Steal or Forge Kerberos Tickets: Golden Ticket

Adversaries who have the KRBTGT account password hash may forge Kerberos ticket-granting tickets (TGT), also known as a golden ticket.[1] Golden tickets enable adversaries to generate authentication material for any account in Active Directory.[2]

Using a golden ticket, adversaries are then able to request ticket granting service (TGS) tickets, which enable access to specific resources. Golden tickets require adversaries to interact with the Key Distribution Center (KDC) in order to obtain TGS.[3]

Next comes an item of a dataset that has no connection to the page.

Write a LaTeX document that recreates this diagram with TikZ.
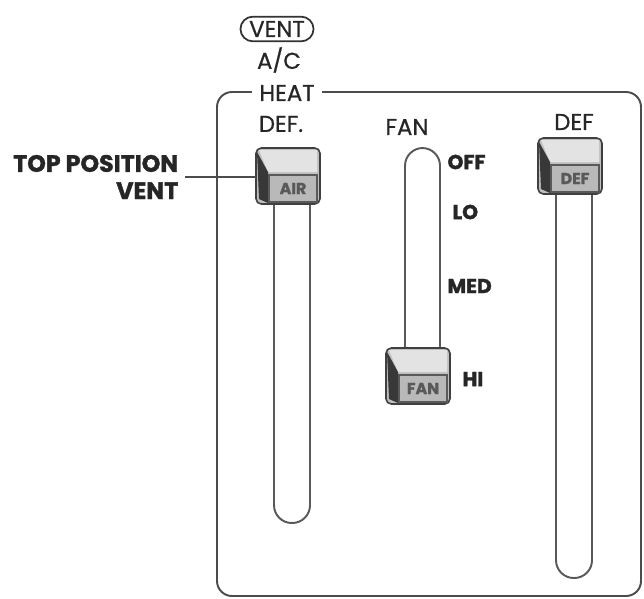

The KDC service runs all on domain controllers that are part of an Active Directory domain. KRBTGT is the Kerberos Key Distribution Center (KDC) service account and is responsible for encrypting and signing all Kerberos tickets.[4] The KRBTGT password hash may be obtained using OS Credential Dumping and privileged access to a domain controller.

ID: T1558.001
Sub-technique of:  T1558
Tactic: Credential Access
Platforms: Windows
Permissions Required: User
Data Sources: Active Directory: Active Directory Credential Request, Logon Session: Logon Session Metadata
Contributors: Itamar Mizrahi, Cymptom
Version: 1.1
Created: 11 February 2020
Last Modified: 05 November 2020

Procedure Examples

ID Name Description
S0363 Empire

Empire can leverage its implementation of Mimikatz to obtain and use golden tickets.[5]

G0004 Ke3chang

Ke3chang has used Mimikatz to generate Kerberos golden tickets.[6]

S0002 Mimikatz

Mimikatz's kerberos module can create golden tickets.[7]

Mitigations

ID Mitigation Description
M1015 Active Directory Configuration

For containing the impact of a previously generated golden ticket, reset the built-in KRBTGT account password twice, which will invalidate any existing golden tickets that have been created with the KRBTGT hash and other Kerberos tickets derived from it. For each domain, change the KRBTGT account password once, force replication, and then change the password a second time. Consider rotating the KRBTGT account password every 180 days.[8]

M1026 Privileged Account Management

Limit domain admin account permissions to domain controllers and limited servers. Delegate other admin functions to separate accounts.

Detection

Monitor for anomalous Kerberos activity, such as malformed or blank fields in Windows logon/logoff events (Event ID 4624, 4672, 4634), RC4 encryption within TGTs, and TGS requests without preceding TGT requests.[4][2][9]

Monitor the lifetime of TGT tickets for values that differ from the default domain duration.[10]

Monitor for indications of Pass the Ticket being used to move laterally.